# START OF DATA SEGMENT

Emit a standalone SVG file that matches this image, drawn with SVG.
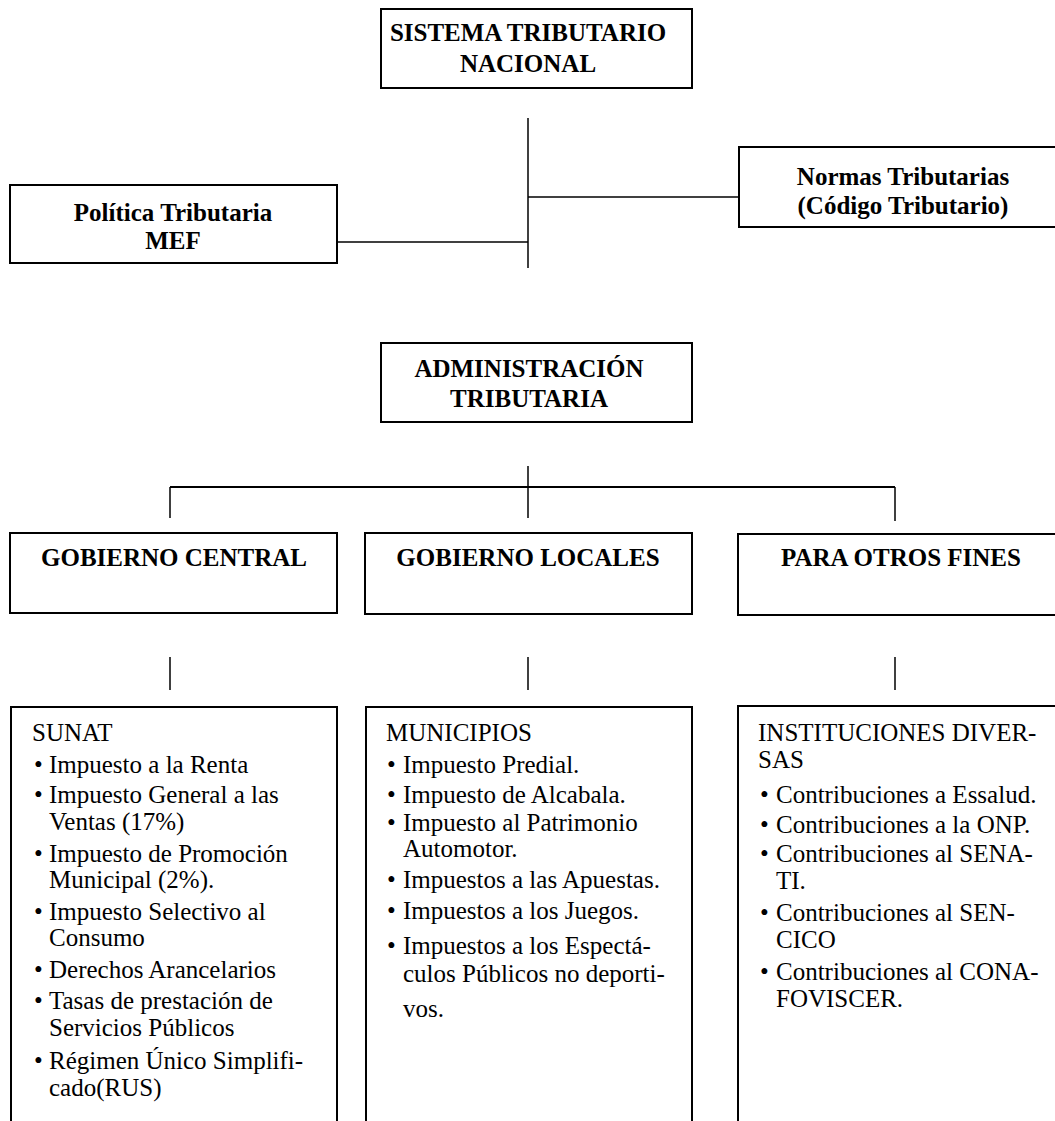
<svg xmlns="http://www.w3.org/2000/svg" width="1055" height="1121" viewBox="0 0 1055 1121">
<style>
.box{fill:#fff;stroke:#000;stroke-width:2}
.ln{stroke:#000;stroke-width:1.5;fill:none}
.hd{font-family:"Liberation Serif","Times New Roman",serif;font-weight:bold;font-size:25px;fill:#000;text-anchor:middle}
.tx{font-family:"Liberation Serif","Times New Roman",serif;font-size:25px;fill:#000}
</style>
<rect width="1055" height="1121" fill="#fff"/>
<g id="connectors">
<line class="ln" x1="528" y1="118" x2="528" y2="268"/>
<line class="ln" x1="337" y1="242" x2="528" y2="242"/>
<line class="ln" x1="528" y1="197" x2="739" y2="197"/>
<line class="ln" x1="528" y1="466" x2="528" y2="518"/>
<line class="ln" x1="170" y1="487" x2="895" y2="487" style="stroke-width:2"/>
<line class="ln" x1="170" y1="487" x2="170" y2="518"/>
<line class="ln" x1="895" y1="487" x2="895" y2="521"/>
<line class="ln" x1="170" y1="657" x2="170" y2="690"/>
<line class="ln" x1="528" y1="657" x2="528" y2="690"/>
<line class="ln" x1="895" y1="657" x2="895" y2="690"/>
</g>
<g id="sistema">
<rect class="box" x="381" y="9" width="311" height="79"/>
<text class="hd" x="528" y="41">SISTEMA TRIBUTARIO</text>
<text class="hd" x="528" y="72">NACIONAL</text>
</g>
<g id="politica">
<rect class="box" x="10" y="185" width="327" height="78"/>
<text class="hd" x="173" y="221">Política Tributaria</text>
<text class="hd" x="173" y="249">MEF</text>
</g>
<g id="normas">
<rect class="box" x="739" y="147" width="330" height="80"/>
<text class="hd" x="903" y="185">Normas Tributarias</text>
<text class="hd" x="903" y="214">(Código Tributario)</text>
</g>
<g id="administracion">
<rect class="box" x="381" y="343" width="311" height="79"/>
<text class="hd" x="529" y="377">ADMINISTRACIÓN</text>
<text class="hd" x="529" y="407">TRIBUTARIA</text>
</g>
<g id="gobierno-central">
<rect class="box" x="10" y="533" width="327" height="80"/>
<text class="hd" x="174" y="566">GOBIERNO CENTRAL</text>
</g>
<g id="gobierno-locales">
<rect class="box" x="365" y="533" width="327" height="81"/>
<text class="hd" x="528" y="566">GOBIERNO LOCALES</text>
</g>
<g id="otros-fines">
<rect class="box" x="738" y="534" width="330" height="81"/>
<text class="hd" x="901" y="566">PARA OTROS FINES</text>
</g>
<g id="sunat">
<rect class="box" x="11" y="707" width="326" height="430"/>
<text class="tx" x="32" y="741">SUNAT</text>
<text class="tx" x="34" y="773">•</text><text class="tx" x="49" y="773">Impuesto a la Renta</text>
<text class="tx" x="34" y="803">•</text><text class="tx" x="49" y="803">Impuesto General a las</text>
<text class="tx" x="49" y="830">Ventas (17%)</text>
<text class="tx" x="34" y="862">•</text><text class="tx" x="49" y="862">Impuesto de Promoción</text>
<text class="tx" x="49" y="888">Municipal (2%).</text>
<text class="tx" x="34" y="920">•</text><text class="tx" x="49" y="920">Impuesto Selectivo al</text>
<text class="tx" x="49" y="946">Consumo</text>
<text class="tx" x="34" y="978">•</text><text class="tx" x="49" y="978">Derechos Arancelarios</text>
<text class="tx" x="34" y="1009">•</text><text class="tx" x="49" y="1009">Tasas de prestación de</text>
<text class="tx" x="49" y="1036">Servicios Públicos</text>
<text class="tx" x="34" y="1069">•</text><text class="tx" x="49" y="1069">Régimen Único Simplifi-</text>
<text class="tx" x="49" y="1096">cado(RUS)</text>
</g>
<g id="municipios">
<rect class="box" x="366" y="707" width="326" height="430"/>
<text class="tx" x="386" y="741">MUNICIPIOS</text>
<text class="tx" x="387" y="773">•</text><text class="tx" x="403" y="773">Impuesto Predial.</text>
<text class="tx" x="387" y="803">•</text><text class="tx" x="403" y="803">Impuesto de Alcabala.</text>
<text class="tx" x="387" y="831">•</text><text class="tx" x="403" y="831">Impuesto al Patrimonio</text>
<text class="tx" x="403" y="857">Automotor.</text>
<text class="tx" x="387" y="888">•</text><text class="tx" x="403" y="888">Impuestos a las Apuestas.</text>
<text class="tx" x="387" y="919">•</text><text class="tx" x="403" y="919">Impuestos a los Juegos.</text>
<text class="tx" x="387" y="954">•</text><text class="tx" x="403" y="954">Impuestos a los Espectá-</text>
<text class="tx" x="403" y="982">culos Públicos no deporti-</text>
<text class="tx" x="403" y="1017">vos.</text>
</g>
<g id="instituciones">
<rect class="box" x="738" y="706" width="330" height="430"/>
<text class="tx" x="758" y="741">INSTITUCIONES DIVER-</text>
<text class="tx" x="758" y="768">SAS</text>
<text class="tx" x="760" y="803">•</text><text class="tx" x="776" y="803">Contribuciones a Essalud.</text>
<text class="tx" x="760" y="833">•</text><text class="tx" x="776" y="833">Contribuciones a la ONP.</text>
<text class="tx" x="760" y="862">•</text><text class="tx" x="776" y="862">Contribuciones al SENA-</text>
<text class="tx" x="776" y="889">TI.</text>
<text class="tx" x="760" y="921">•</text><text class="tx" x="776" y="921">Contribuciones al SEN-</text>
<text class="tx" x="776" y="948">CICO</text>
<text class="tx" x="760" y="980">•</text><text class="tx" x="776" y="980">Contribuciones al CONA-</text>
<text class="tx" x="776" y="1007">FOVISCER.</text>
</g>
</svg>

# END OF DATA SEGMENT

**WHAT TO WORK ON**
Reproduce the material word for word. Any pictures should be left out of the copy.

**FULL SOLUTION**
Emit a standalone SVG file that matches this image, drawn with SVG.
<svg xmlns="http://www.w3.org/2000/svg" width="1055" height="1121" viewBox="0 0 1055 1121">
<style>
.box{fill:#fff;stroke:#000;stroke-width:2}
.ln{stroke:#000;stroke-width:1.5;fill:none}
.hd{font-family:"Liberation Serif","Times New Roman",serif;font-weight:bold;font-size:25px;fill:#000;text-anchor:middle}
.tx{font-family:"Liberation Serif","Times New Roman",serif;font-size:25px;fill:#000}
</style>
<rect width="1055" height="1121" fill="#fff"/>
<g id="connectors">
<line class="ln" x1="528" y1="118" x2="528" y2="268"/>
<line class="ln" x1="337" y1="242" x2="528" y2="242"/>
<line class="ln" x1="528" y1="197" x2="739" y2="197"/>
<line class="ln" x1="528" y1="466" x2="528" y2="518"/>
<line class="ln" x1="170" y1="487" x2="895" y2="487" style="stroke-width:2"/>
<line class="ln" x1="170" y1="487" x2="170" y2="518"/>
<line class="ln" x1="895" y1="487" x2="895" y2="521"/>
<line class="ln" x1="170" y1="657" x2="170" y2="690"/>
<line class="ln" x1="528" y1="657" x2="528" y2="690"/>
<line class="ln" x1="895" y1="657" x2="895" y2="690"/>
</g>
<g id="sistema">
<rect class="box" x="381" y="9" width="311" height="79"/>
<text class="hd" x="528" y="41">SISTEMA TRIBUTARIO</text>
<text class="hd" x="528" y="72">NACIONAL</text>
</g>
<g id="politica">
<rect class="box" x="10" y="185" width="327" height="78"/>
<text class="hd" x="173" y="221">Política Tributaria</text>
<text class="hd" x="173" y="249">MEF</text>
</g>
<g id="normas">
<rect class="box" x="739" y="147" width="330" height="80"/>
<text class="hd" x="903" y="185">Normas Tributarias</text>
<text class="hd" x="903" y="214">(Código Tributario)</text>
</g>
<g id="administracion">
<rect class="box" x="381" y="343" width="311" height="79"/>
<text class="hd" x="529" y="377">ADMINISTRACIÓN</text>
<text class="hd" x="529" y="407">TRIBUTARIA</text>
</g>
<g id="gobierno-central">
<rect class="box" x="10" y="533" width="327" height="80"/>
<text class="hd" x="174" y="566">GOBIERNO CENTRAL</text>
</g>
<g id="gobierno-locales">
<rect class="box" x="365" y="533" width="327" height="81"/>
<text class="hd" x="528" y="566">GOBIERNO LOCALES</text>
</g>
<g id="otros-fines">
<rect class="box" x="738" y="534" width="330" height="81"/>
<text class="hd" x="901" y="566">PARA OTROS FINES</text>
</g>
<g id="sunat">
<rect class="box" x="11" y="707" width="326" height="430"/>
<text class="tx" x="32" y="741">SUNAT</text>
<text class="tx" x="34" y="773">•</text><text class="tx" x="49" y="773">Impuesto a la Renta</text>
<text class="tx" x="34" y="803">•</text><text class="tx" x="49" y="803">Impuesto General a las</text>
<text class="tx" x="49" y="830">Ventas (17%)</text>
<text class="tx" x="34" y="862">•</text><text class="tx" x="49" y="862">Impuesto de Promoción</text>
<text class="tx" x="49" y="888">Municipal (2%).</text>
<text class="tx" x="34" y="920">•</text><text class="tx" x="49" y="920">Impuesto Selectivo al</text>
<text class="tx" x="49" y="946">Consumo</text>
<text class="tx" x="34" y="978">•</text><text class="tx" x="49" y="978">Derechos Arancelarios</text>
<text class="tx" x="34" y="1009">•</text><text class="tx" x="49" y="1009">Tasas de prestación de</text>
<text class="tx" x="49" y="1036">Servicios Públicos</text>
<text class="tx" x="34" y="1069">•</text><text class="tx" x="49" y="1069">Régimen Único Simplifi-</text>
<text class="tx" x="49" y="1096">cado(RUS)</text>
</g>
<g id="municipios">
<rect class="box" x="366" y="707" width="326" height="430"/>
<text class="tx" x="386" y="741">MUNICIPIOS</text>
<text class="tx" x="387" y="773">•</text><text class="tx" x="403" y="773">Impuesto Predial.</text>
<text class="tx" x="387" y="803">•</text><text class="tx" x="403" y="803">Impuesto de Alcabala.</text>
<text class="tx" x="387" y="831">•</text><text class="tx" x="403" y="831">Impuesto al Patrimonio</text>
<text class="tx" x="403" y="857">Automotor.</text>
<text class="tx" x="387" y="888">•</text><text class="tx" x="403" y="888">Impuestos a las Apuestas.</text>
<text class="tx" x="387" y="919">•</text><text class="tx" x="403" y="919">Impuestos a los Juegos.</text>
<text class="tx" x="387" y="954">•</text><text class="tx" x="403" y="954">Impuestos a los Espectá-</text>
<text class="tx" x="403" y="982">culos Públicos no deporti-</text>
<text class="tx" x="403" y="1017">vos.</text>
</g>
<g id="instituciones">
<rect class="box" x="738" y="706" width="330" height="430"/>
<text class="tx" x="758" y="741">INSTITUCIONES DIVER-</text>
<text class="tx" x="758" y="768">SAS</text>
<text class="tx" x="760" y="803">•</text><text class="tx" x="776" y="803">Contribuciones a Essalud.</text>
<text class="tx" x="760" y="833">•</text><text class="tx" x="776" y="833">Contribuciones a la ONP.</text>
<text class="tx" x="760" y="862">•</text><text class="tx" x="776" y="862">Contribuciones al SENA-</text>
<text class="tx" x="776" y="889">TI.</text>
<text class="tx" x="760" y="921">•</text><text class="tx" x="776" y="921">Contribuciones al SEN-</text>
<text class="tx" x="776" y="948">CICO</text>
<text class="tx" x="760" y="980">•</text><text class="tx" x="776" y="980">Contribuciones al CONA-</text>
<text class="tx" x="776" y="1007">FOVISCER.</text>
</g>
</svg>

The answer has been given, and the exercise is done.